===== Data section =====

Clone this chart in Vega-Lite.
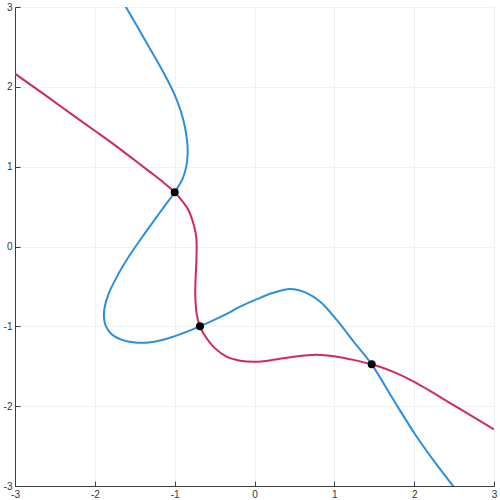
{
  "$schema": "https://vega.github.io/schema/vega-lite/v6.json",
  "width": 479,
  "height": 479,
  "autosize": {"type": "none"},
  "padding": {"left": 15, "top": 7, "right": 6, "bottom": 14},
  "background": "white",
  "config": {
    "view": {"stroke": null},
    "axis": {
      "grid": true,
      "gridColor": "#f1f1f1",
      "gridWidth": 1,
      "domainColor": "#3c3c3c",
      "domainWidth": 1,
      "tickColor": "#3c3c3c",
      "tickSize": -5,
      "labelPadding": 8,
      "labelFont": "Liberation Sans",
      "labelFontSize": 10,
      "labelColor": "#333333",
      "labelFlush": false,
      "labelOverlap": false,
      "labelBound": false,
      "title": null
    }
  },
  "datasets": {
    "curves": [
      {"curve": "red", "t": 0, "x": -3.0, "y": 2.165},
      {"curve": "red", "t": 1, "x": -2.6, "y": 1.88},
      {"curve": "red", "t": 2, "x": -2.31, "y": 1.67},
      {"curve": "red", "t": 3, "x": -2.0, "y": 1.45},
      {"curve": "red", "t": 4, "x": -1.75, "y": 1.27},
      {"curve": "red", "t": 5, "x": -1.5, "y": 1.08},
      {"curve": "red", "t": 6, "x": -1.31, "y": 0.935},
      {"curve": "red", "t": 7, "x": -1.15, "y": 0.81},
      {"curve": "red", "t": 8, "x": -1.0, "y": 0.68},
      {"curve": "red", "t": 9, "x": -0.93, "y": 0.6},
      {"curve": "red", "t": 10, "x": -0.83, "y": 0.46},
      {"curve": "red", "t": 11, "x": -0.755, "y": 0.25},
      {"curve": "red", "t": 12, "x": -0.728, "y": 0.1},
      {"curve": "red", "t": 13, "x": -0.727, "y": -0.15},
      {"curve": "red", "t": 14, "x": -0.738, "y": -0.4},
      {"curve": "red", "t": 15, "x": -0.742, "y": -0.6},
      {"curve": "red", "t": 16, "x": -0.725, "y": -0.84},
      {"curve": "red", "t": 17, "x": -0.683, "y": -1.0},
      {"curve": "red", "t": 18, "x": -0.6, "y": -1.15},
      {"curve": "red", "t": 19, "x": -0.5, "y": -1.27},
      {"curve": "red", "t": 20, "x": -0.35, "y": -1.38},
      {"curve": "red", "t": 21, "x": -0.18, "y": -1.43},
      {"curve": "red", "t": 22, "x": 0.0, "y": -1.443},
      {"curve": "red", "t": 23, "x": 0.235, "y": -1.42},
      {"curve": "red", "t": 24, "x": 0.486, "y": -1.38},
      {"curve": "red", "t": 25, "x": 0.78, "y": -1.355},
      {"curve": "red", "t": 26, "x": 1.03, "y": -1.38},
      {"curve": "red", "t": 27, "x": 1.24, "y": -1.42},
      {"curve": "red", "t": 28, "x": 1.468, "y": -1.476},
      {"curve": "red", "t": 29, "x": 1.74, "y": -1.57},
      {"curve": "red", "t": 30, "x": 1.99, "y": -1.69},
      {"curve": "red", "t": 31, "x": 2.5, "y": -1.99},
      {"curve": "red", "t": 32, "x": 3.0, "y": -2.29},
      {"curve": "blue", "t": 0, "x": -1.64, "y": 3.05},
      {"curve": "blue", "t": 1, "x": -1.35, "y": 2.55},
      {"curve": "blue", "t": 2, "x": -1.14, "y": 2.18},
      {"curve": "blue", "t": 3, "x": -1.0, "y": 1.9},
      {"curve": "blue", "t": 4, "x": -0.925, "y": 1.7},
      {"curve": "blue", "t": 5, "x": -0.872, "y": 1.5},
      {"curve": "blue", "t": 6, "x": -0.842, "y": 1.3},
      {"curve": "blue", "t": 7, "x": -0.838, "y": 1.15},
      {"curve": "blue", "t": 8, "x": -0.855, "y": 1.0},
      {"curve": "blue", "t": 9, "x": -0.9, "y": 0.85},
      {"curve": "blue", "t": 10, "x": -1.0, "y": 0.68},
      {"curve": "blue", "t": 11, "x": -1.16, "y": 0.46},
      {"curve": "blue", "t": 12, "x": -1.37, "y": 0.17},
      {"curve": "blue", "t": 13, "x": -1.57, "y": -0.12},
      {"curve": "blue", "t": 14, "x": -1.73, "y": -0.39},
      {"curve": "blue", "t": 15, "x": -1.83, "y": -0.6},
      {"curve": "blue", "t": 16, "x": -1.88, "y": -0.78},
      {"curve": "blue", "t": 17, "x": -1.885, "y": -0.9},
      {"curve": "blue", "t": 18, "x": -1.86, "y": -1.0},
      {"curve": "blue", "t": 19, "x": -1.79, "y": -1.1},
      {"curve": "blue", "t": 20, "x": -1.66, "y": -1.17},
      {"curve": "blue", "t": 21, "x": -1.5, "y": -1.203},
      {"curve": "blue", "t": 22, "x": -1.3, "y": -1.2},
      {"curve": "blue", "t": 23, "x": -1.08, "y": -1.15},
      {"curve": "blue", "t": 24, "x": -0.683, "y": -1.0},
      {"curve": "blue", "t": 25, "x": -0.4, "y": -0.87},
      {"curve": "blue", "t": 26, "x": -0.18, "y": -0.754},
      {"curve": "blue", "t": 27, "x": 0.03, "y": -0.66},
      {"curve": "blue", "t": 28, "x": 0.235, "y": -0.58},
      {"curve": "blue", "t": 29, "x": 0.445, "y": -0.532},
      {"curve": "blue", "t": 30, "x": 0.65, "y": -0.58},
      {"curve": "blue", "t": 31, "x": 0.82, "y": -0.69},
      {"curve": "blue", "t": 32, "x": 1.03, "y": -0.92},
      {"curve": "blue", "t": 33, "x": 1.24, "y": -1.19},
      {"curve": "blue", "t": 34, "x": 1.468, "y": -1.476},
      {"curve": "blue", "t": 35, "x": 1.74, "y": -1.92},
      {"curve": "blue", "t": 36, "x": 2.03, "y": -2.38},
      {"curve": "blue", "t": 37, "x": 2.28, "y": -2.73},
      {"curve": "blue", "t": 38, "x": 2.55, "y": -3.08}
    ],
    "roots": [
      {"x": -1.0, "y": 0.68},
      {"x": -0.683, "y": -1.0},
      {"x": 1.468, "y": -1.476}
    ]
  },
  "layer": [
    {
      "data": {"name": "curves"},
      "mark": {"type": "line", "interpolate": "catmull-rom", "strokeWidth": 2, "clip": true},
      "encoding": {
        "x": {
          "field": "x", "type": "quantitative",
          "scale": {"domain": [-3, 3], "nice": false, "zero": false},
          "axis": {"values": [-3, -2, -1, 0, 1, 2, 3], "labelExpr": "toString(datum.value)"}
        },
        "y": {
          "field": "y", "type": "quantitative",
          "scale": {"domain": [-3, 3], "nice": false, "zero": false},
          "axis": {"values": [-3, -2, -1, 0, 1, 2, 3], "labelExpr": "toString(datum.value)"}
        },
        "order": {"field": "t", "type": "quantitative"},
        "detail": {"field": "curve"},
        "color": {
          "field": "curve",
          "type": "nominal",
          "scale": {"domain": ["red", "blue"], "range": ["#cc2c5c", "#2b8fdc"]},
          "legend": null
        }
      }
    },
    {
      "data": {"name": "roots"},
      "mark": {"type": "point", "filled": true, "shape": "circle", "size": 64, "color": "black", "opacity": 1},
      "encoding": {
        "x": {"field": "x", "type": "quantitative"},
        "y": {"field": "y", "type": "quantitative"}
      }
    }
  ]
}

=====

Retype each line of the listing above word for word. Exclude the pictures.

The output:
Clone this chart in Vega-Lite.
{
  "$schema": "https://vega.github.io/schema/vega-lite/v6.json",
  "width": 479,
  "height": 479,
  "autosize": {"type": "none"},
  "padding": {"left": 15, "top": 7, "right": 6, "bottom": 14},
  "background": "white",
  "config": {
    "view": {"stroke": null},
    "axis": {
      "grid": true,
      "gridColor": "#f1f1f1",
      "gridWidth": 1,
      "domainColor": "#3c3c3c",
      "domainWidth": 1,
      "tickColor": "#3c3c3c",
      "tickSize": -5,
      "labelPadding": 8,
      "labelFont": "Liberation Sans",
      "labelFontSize": 10,
      "labelColor": "#333333",
      "labelFlush": false,
      "labelOverlap": false,
      "labelBound": false,
      "title": null
    }
  },
  "datasets": {
    "curves": [
      {"curve": "red", "t": 0, "x": -3.0, "y": 2.165},
      {"curve": "red", "t": 1, "x": -2.6, "y": 1.88},
      {"curve": "red", "t": 2, "x": -2.31, "y": 1.67},
      {"curve": "red", "t": 3, "x": -2.0, "y": 1.45},
      {"curve": "red", "t": 4, "x": -1.75, "y": 1.27},
      {"curve": "red", "t": 5, "x": -1.5, "y": 1.08},
      {"curve": "red", "t": 6, "x": -1.31, "y": 0.935},
      {"curve": "red", "t": 7, "x": -1.15, "y": 0.81},
      {"curve": "red", "t": 8, "x": -1.0, "y": 0.68},
      {"curve": "red", "t": 9, "x": -0.93, "y": 0.6},
      {"curve": "red", "t": 10, "x": -0.83, "y": 0.46},
      {"curve": "red", "t": 11, "x": -0.755, "y": 0.25},
      {"curve": "red", "t": 12, "x": -0.728, "y": 0.1},
      {"curve": "red", "t": 13, "x": -0.727, "y": -0.15},
      {"curve": "red", "t": 14, "x": -0.738, "y": -0.4},
      {"curve": "red", "t": 15, "x": -0.742, "y": -0.6},
      {"curve": "red", "t": 16, "x": -0.725, "y": -0.84},
      {"curve": "red", "t": 17, "x": -0.683, "y": -1.0},
      {"curve": "red", "t": 18, "x": -0.6, "y": -1.15},
      {"curve": "red", "t": 19, "x": -0.5, "y": -1.27},
      {"curve": "red", "t": 20, "x": -0.35, "y": -1.38},
      {"curve": "red", "t": 21, "x": -0.18, "y": -1.43},
      {"curve": "red", "t": 22, "x": 0.0, "y": -1.443},
      {"curve": "red", "t": 23, "x": 0.235, "y": -1.42},
      {"curve": "red", "t": 24, "x": 0.486, "y": -1.38},
      {"curve": "red", "t": 25, "x": 0.78, "y": -1.355},
      {"curve": "red", "t": 26, "x": 1.03, "y": -1.38},
      {"curve": "red", "t": 27, "x": 1.24, "y": -1.42},
      {"curve": "red", "t": 28, "x": 1.468, "y": -1.476},
      {"curve": "red", "t": 29, "x": 1.74, "y": -1.57},
      {"curve": "red", "t": 30, "x": 1.99, "y": -1.69},
      {"curve": "red", "t": 31, "x": 2.5, "y": -1.99},
      {"curve": "red", "t": 32, "x": 3.0, "y": -2.29},
      {"curve": "blue", "t": 0, "x": -1.64, "y": 3.05},
      {"curve": "blue", "t": 1, "x": -1.35, "y": 2.55},
      {"curve": "blue", "t": 2, "x": -1.14, "y": 2.18},
      {"curve": "blue", "t": 3, "x": -1.0, "y": 1.9},
      {"curve": "blue", "t": 4, "x": -0.925, "y": 1.7},
      {"curve": "blue", "t": 5, "x": -0.872, "y": 1.5},
      {"curve": "blue", "t": 6, "x": -0.842, "y": 1.3},
      {"curve": "blue", "t": 7, "x": -0.838, "y": 1.15},
      {"curve": "blue", "t": 8, "x": -0.855, "y": 1.0},
      {"curve": "blue", "t": 9, "x": -0.9, "y": 0.85},
      {"curve": "blue", "t": 10, "x": -1.0, "y": 0.68},
      {"curve": "blue", "t": 11, "x": -1.16, "y": 0.46},
      {"curve": "blue", "t": 12, "x": -1.37, "y": 0.17},
      {"curve": "blue", "t": 13, "x": -1.57, "y": -0.12},
      {"curve": "blue", "t": 14, "x": -1.73, "y": -0.39},
      {"curve": "blue", "t": 15, "x": -1.83, "y": -0.6},
      {"curve": "blue", "t": 16, "x": -1.88, "y": -0.78},
      {"curve": "blue", "t": 17, "x": -1.885, "y": -0.9},
      {"curve": "blue", "t": 18, "x": -1.86, "y": -1.0},
      {"curve": "blue", "t": 19, "x": -1.79, "y": -1.1},
      {"curve": "blue", "t": 20, "x": -1.66, "y": -1.17},
      {"curve": "blue", "t": 21, "x": -1.5, "y": -1.203},
      {"curve": "blue", "t": 22, "x": -1.3, "y": -1.2},
      {"curve": "blue", "t": 23, "x": -1.08, "y": -1.15},
      {"curve": "blue", "t": 24, "x": -0.683, "y": -1.0},
      {"curve": "blue", "t": 25, "x": -0.4, "y": -0.87},
      {"curve": "blue", "t": 26, "x": -0.18, "y": -0.754},
      {"curve": "blue", "t": 27, "x": 0.03, "y": -0.66},
      {"curve": "blue", "t": 28, "x": 0.235, "y": -0.58},
      {"curve": "blue", "t": 29, "x": 0.445, "y": -0.532},
      {"curve": "blue", "t": 30, "x": 0.65, "y": -0.58},
      {"curve": "blue", "t": 31, "x": 0.82, "y": -0.69},
      {"curve": "blue", "t": 32, "x": 1.03, "y": -0.92},
      {"curve": "blue", "t": 33, "x": 1.24, "y": -1.19},
      {"curve": "blue", "t": 34, "x": 1.468, "y": -1.476},
      {"curve": "blue", "t": 35, "x": 1.74, "y": -1.92},
      {"curve": "blue", "t": 36, "x": 2.03, "y": -2.38},
      {"curve": "blue", "t": 37, "x": 2.28, "y": -2.73},
      {"curve": "blue", "t": 38, "x": 2.55, "y": -3.08}
    ],
    "roots": [
      {"x": -1.0, "y": 0.68},
      {"x": -0.683, "y": -1.0},
      {"x": 1.468, "y": -1.476}
    ]
  },
  "layer": [
    {
      "data": {"name": "curves"},
      "mark": {"type": "line", "interpolate": "catmull-rom", "strokeWidth": 2, "clip": true},
      "encoding": {
        "x": {
          "field": "x", "type": "quantitative",
          "scale": {"domain": [-3, 3], "nice": false, "zero": false},
          "axis": {"values": [-3, -2, -1, 0, 1, 2, 3], "labelExpr": "toString(datum.value)"}
        },
        "y": {
          "field": "y", "type": "quantitative",
          "scale": {"domain": [-3, 3], "nice": false, "zero": false},
          "axis": {"values": [-3, -2, -1, 0, 1, 2, 3], "labelExpr": "toString(datum.value)"}
        },
        "order": {"field": "t", "type": "quantitative"},
        "detail": {"field": "curve"},
        "color": {
          "field": "curve",
          "type": "nominal",
          "scale": {"domain": ["red", "blue"], "range": ["#cc2c5c", "#2b8fdc"]},
          "legend": null
        }
      }
    },
    {
      "data": {"name": "roots"},
      "mark": {"type": "point", "filled": true, "shape": "circle", "size": 64, "color": "black", "opacity": 1},
      "encoding": {
        "x": {"field": "x", "type": "quantitative"},
        "y": {"field": "y", "type": "quantitative"}
      }
    }
  ]
}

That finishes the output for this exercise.